La città, quella antica e quella moderna, sono intese come caos, esplosione. Luoghi di incontro e scontro di civiltà, di ambizioni personali, di sogni, di avventure, partenze e arrivo di viaggi e ricerche.
Al bianco e nero, nelle tracce di un gesto pittorico performativo per la fluidità che spinge Tamburro a "colpire" la tela, si aggiungono contrappunti di colore che accendono trottole roteanti, scacchi , dadi e palle da biliardo.
Alla pittura si sommano poi il collage e la fotografia, nascosti tra cartelloni pubblicitari, un boom visivo che divora e mastica i contenuti trasformando il simbolo in mistero.
La città è al centro, la città soggetta al bombardamento mediatico, di quella comunicazione visiva che imperversa sull'esterno, e la città intima, non visiva, nascosta negli interni di tante piccole finestre chiuse da una tenda dietro la quale pulsano le microstorie quotidiane. Città condominio, disseminate di tracce, di dettagli invisibili, parti de quell'unico puzzle che va ricostruito intuitivamente, senza istruzioni d'uso.

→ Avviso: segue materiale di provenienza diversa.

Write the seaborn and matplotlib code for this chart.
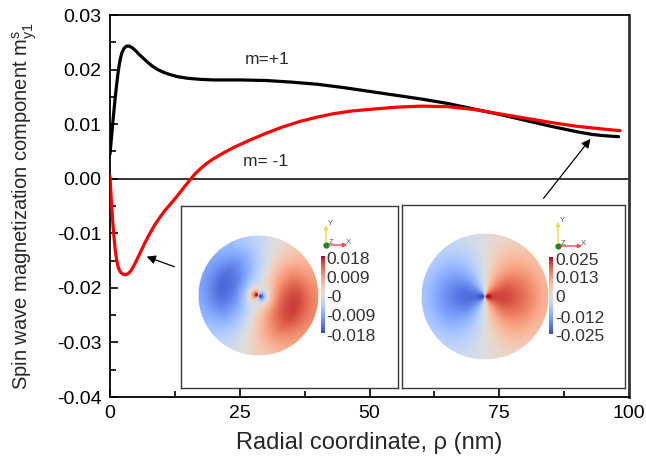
import numpy as np
import matplotlib
matplotlib.use("Agg")
import matplotlib.pyplot as plt
import seaborn as sns

# ---- data ----
rho_plus = [0, 0.25, 0.5, 0.75, 1.0, 1.25, 1.5, 1.75, 2.0, 2.3, 2.7, 3.2, 3.7, 4.3, 5.0, 5.7,
            6.5, 7.3, 8.2, 9.2, 10.3, 11.5, 13, 15, 17.5, 20, 25, 30, 35, 40, 45, 50, 55,
            60, 65, 70, 75, 80, 85, 90, 93, 95, 98]
my_plus = [0.0045, 0.0072, 0.0098, 0.0124, 0.0148, 0.0170, 0.0190, 0.0207, 0.0220, 0.0231,
           0.0239, 0.0243, 0.0243, 0.0240, 0.0234, 0.0227, 0.0220, 0.0213, 0.0206, 0.0200,
           0.0195, 0.0191, 0.0187, 0.0184, 0.0182, 0.0181, 0.0181, 0.0180, 0.0177, 0.0173,
           0.0167, 0.0160, 0.0153, 0.0146, 0.0138, 0.0128, 0.0118, 0.0107, 0.0096, 0.0086,
           0.0081, 0.0079, 0.0077]

rho_minus = [0, 0.25, 0.5, 0.75, 1.0, 1.3, 1.6, 2.0, 2.5, 3.0, 3.5, 4.0, 4.5, 5.0, 5.8, 6.7,
             7.7, 8.6, 9.6, 10.6, 11.6, 12.5, 13.5, 14.5, 15.5, 16.5, 17.5, 18.5, 20, 22,
             24, 27, 30, 33, 36.6, 40, 43, 46.5, 50, 55, 60, 65, 70, 75, 80, 85, 90, 95, 98.3]
my_minus = [0.0005, -0.0040, -0.0075, -0.0105, -0.0130, -0.0150, -0.0163, -0.0171, -0.0175,
            -0.0176, -0.0174, -0.0169, -0.0161, -0.0152, -0.0136, -0.0118, -0.0100, -0.0085,
            -0.0071, -0.0058, -0.0047, -0.0037, -0.0025, -0.0013, -0.0001, 0.0010, 0.0019,
            0.0027, 0.0037, 0.0048, 0.0058, 0.0071, 0.0083, 0.0094, 0.0105, 0.0113, 0.0119,
            0.0124, 0.0127, 0.0131, 0.0133, 0.0132, 0.0127, 0.0119, 0.0111, 0.0103, 0.0096,
            0.0091, 0.0088]

xticks = [0, 25, 50, 75, 100]
yticks = [-0.04, -0.03, -0.02, -0.01, 0.00, 0.01, 0.02, 0.03]
cb_left_labels = ["0.018", "0.009", "-0", "-0.009", "-0.018"]
cb_right_labels = ["0.025", "0.013", "0", "-0.012", "-0.025"]
cb_left_max = 0.018
cb_right_max = 0.025

# ---- style ----
sns.set_style("ticks")
plt.rcParams["font.family"] = ["Liberation Sans", "DejaVu Sans"]
plt.rcParams["mathtext.fontset"] = "custom"
plt.rcParams["mathtext.rm"] = "Liberation Sans"
plt.rcParams["mathtext.it"] = "Liberation Sans"

W, H = 646, 467
fig = plt.figure(figsize=(W / 100, H / 100), dpi=100)
L, R, T, B = 110, 629, 15, 397
ax = fig.add_axes([L / W, 1 - B / H, (R - L) / W, (B - T) / H])

sns.lineplot(x=rho_plus, y=my_plus, color="black", lw=2.3, ax=ax, zorder=3)
sns.lineplot(x=rho_minus, y=my_minus, color="#ff0000", lw=2.3, ax=ax, zorder=3)
ax.axhline(0, color="black", lw=1.1, zorder=2)

ax.set_xlim(0, 100)
ax.set_ylim(-0.04, 0.03)
ax.set_xticks(xticks)
ax.set_yticks(yticks)
ax.set_yticklabels([f"{v:.2f}" for v in yticks])
ax.set_xticks([12.5, 37.5, 62.5, 87.5], minor=True)
ax.set_yticks(np.arange(-0.035, 0.03, 0.01), minor=True)
ax.tick_params(which="both", direction="in", top=False, right=False, labelsize=14,
               width=1.2, colors="black")
ax.tick_params(which="major", length=5.5, pad=6)
ax.tick_params(which="minor", length=4)
for s in ax.spines.values():
    s.set_linewidth(1.3)
    s.set_color("black")
ax.spines["right"].set_color("#333333")
ax.spines["right"].set_linewidth(2.0)

ax.set_xlabel(r"Radial coordinate, ρ (nm)", fontsize=17, labelpad=7)
ax.set_ylabel(r"Spin wave magnetization component m$\mathrm{^{s}_{y1}}$", fontsize=14.5,
              labelpad=13)

ax.text(30.2, 0.0218, "m=+1", fontsize=12.5, ha="center", va="center")
ax.text(30.0, 0.0031, "m= -1", fontsize=12.5, ha="center", va="center")

ax.annotate("", xy=(6.55, -0.0141), xytext=(12.9, -0.0163),
            arrowprops=dict(arrowstyle="-|>", color="black", lw=0.9, mutation_scale=13))
ax.annotate("", xy=(92.9, 0.0077), xytext=(83.2, -0.0040),
            arrowprops=dict(arrowstyle="-|>", color="black", lw=0.9, mutation_scale=13))


def disk_field(rho, vals, rotate):
    n = 241
    g = np.linspace(-1, 1, n)
    xx, yy = np.meshgrid(g, -g)  # row 0 = top
    r = np.sqrt(xx ** 2 + yy ** 2) * 100
    phi = np.arctan2(yy, xx)
    f = np.interp(r, rho, vals)
    z = f * np.cos(phi - rotate)
    z[r > 100] = np.nan
    return z


def inset(box, center, rad, z, vmax, cb_box, labels, label_ys, label_x, triad):
    x0, y0, x1, y1 = box
    a = fig.add_axes([x0 / W, 1 - y1 / H, (x1 - x0) / W, (y1 - y0) / H])
    a.set_xlim(x0, x1)
    a.set_ylim(y1, y0)
    a.set_xticks([])
    a.set_yticks([])
    a.set_facecolor("white")
    for s in a.spines.values():
        s.set_color("#3a3a3a")
        s.set_linewidth(1.0)
    cmap = plt.get_cmap("coolwarm").copy()
    cmap.set_bad((1, 1, 1, 0))
    cx, cy = center
    a.imshow(z, cmap=cmap, vmin=-0.85 * vmax, vmax=0.85 * vmax, origin="upper",
             extent=(cx - rad, cx + rad, cy + rad, cy - rad), aspect="auto",
             interpolation="bilinear")
    bx0, by0, bx1, by1 = cb_box
    grad = np.linspace(1, -1, 100).reshape(-1, 1)
    a.imshow(grad, cmap="coolwarm", vmin=-1, vmax=1, origin="upper",
             extent=(bx0, bx1, by1, by0), aspect="auto")
    for lab, ly in zip(labels, label_ys):
        a.text(label_x, ly, lab, fontsize=12.5, color="#333333", ha="left", va="center")
    ox, oy, ytop, xright = triad
    a.annotate("", xy=(ox, ytop), xytext=(ox, oy),
               arrowprops=dict(arrowstyle="-|>", color="#e8e04a", lw=1.0, mutation_scale=6))
    a.annotate("", xy=(xright, oy), xytext=(ox, oy),
               arrowprops=dict(arrowstyle="-|>", color="#e05050", lw=1.0, mutation_scale=6))
    a.plot([ox], [oy], "o", color="#1a8a1a", ms=3.5)
    a.text(ox + 2, ytop + 1, "Y", fontsize=5.5, color="#555555", ha="left", va="center")
    a.text(ox + 3, oy - 3, "Z", fontsize=5.5, color="#555555", ha="left", va="center")
    a.text(xright - 4, oy - 3, "X", fontsize=5.5, color="#555555", ha="left", va="center")
    return a


z_left = disk_field(rho_minus, my_minus, -0.3)
z_right = disk_field(rho_plus, my_plus, 0.0)

inset((181, 206, 398, 388), (258.3, 295.5), 60.5, z_left, cb_left_max,
      (320.7, 256.7, 324.0, 333.3), cb_left_labels, [259, 278, 297, 316.5, 336], 326.0,
      (326, 245, 222, 350))
inset((402, 205, 625, 388), (484.7, 296.3), 63.5, z_right, cb_right_max,
      (549.0, 257.3, 552.3, 334.0), cb_right_labels, [260.5, 278.5, 297, 318, 336], 555.5,
      (558, 246, 219, 585))

fig.savefig("out.png", dpi=100)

Come nella lucidità del romanzo "potenziale" di George Perec ("Vita. Istruzioni per l'uso", 1978) dove 99 capitoli aprono su altrettante vicende considerando come grado zero quell'istante bloccato in un solo palazzo dove sono contenute storie potenzialmente infinite, così in Tamburro il caos apparente è invece regola che si lascia stravolgere dal gesto espressivo. Il disordine visivo, di tipo concettuale, si sottomette all'ordine ideale di voler rappresentare una storia personale attraverso i simboli di una contemporaneità che sè così confusa.
Ancora l'autobiografia mascherata dal simulacro della realtà: le donne, congelate in frammenti di vita quotidiana, forse madri o farse oggetti di un desiderio incolmabile, contenitore e contenuto insieme.
Quella di Tamburro è una raccolta biografica, nei suoi quadri sono raccontate tutte le ossessioni, le paure, le gioie o i desideri della sua vita. E' tutto lì. Questione di sapersi sintonizzare.